佐野さんは、ある書評で「戦後派大正知識人」(p.328)というレッテルを貼られているように、「本をたくさん読んでいる人が、とくに偉いとは僕は全然偉いとは思いません。しかし、本をたくさん読んでいる人は、やっぱり、どこか違う」(p.32)という「読書信仰」の持ち主だ。「とくに偉いとは全然偉いとは思わない」という前置きをするあたりがかえって、いやらしいという印象をもって、佐野さんのこういう部分を突付く書評がこれから出てくるかもしれない。小泉信三も、「読書をしている人は顔つきが違うので分かる」というようなことを言っているというのをどこかで読んだ記憶があるが、私にはそういうのは全然分からない。しかし、私は一読して、いや、読んでいる途中から、佐野眞一という人物を大いに気に入ったのだ。彼自身のエネルギッシュぶりをとてもまぶしく感じたのである。これはもう、抜書きして伝えられるようなものではない。

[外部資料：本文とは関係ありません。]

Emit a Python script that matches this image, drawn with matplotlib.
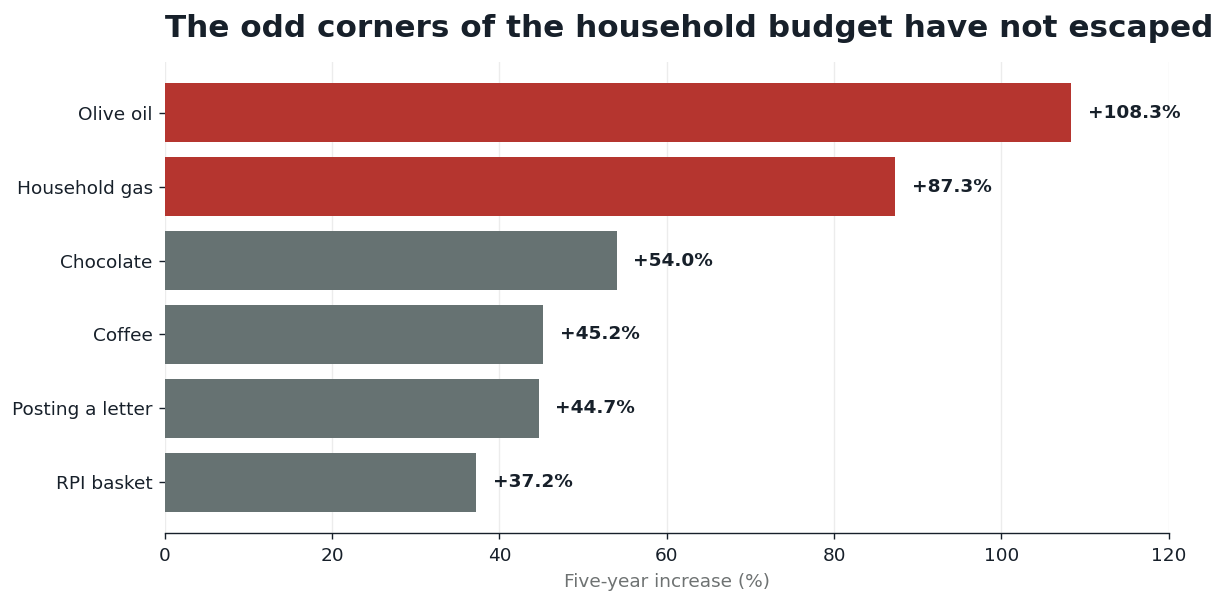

また佐野さんは、この業界では口にするのがタブーである(とみんなが思っている)「再販制度廃止論」を明確に掲げている。しかし、その論拠は必ずしも明確にはされてないように思われる。もし私が著者であったならば、次の1点には触れることだろう。すなわち、本の値段を書店が自由に決めることができるのならば、例えば、ミニモニの写真集とミニモニのCDを組み合わせて、セットで値段を付けることができる(別に、小澤征爾指揮のCDと、大江健三郎との対談本のセットという例でも良いのですが。ちなみに、本書のどこかで、佐野さんがモーニング娘。のファンであるらしいことが示唆されています)ということである(ここでは、CDも取り扱っている書店を想定しています)。もちろん本は値段が全てであるはずがない。しかし、そういう形で地道に知恵を出していこうとする姿勢そのものこそが、出版業界に求められているのだと佐野さんは訴えているのだと私は読んだ。
いずれにせよ、『本コロ』同様、出版業界にとりわけ関心がない人でも興味深く読める本になっている。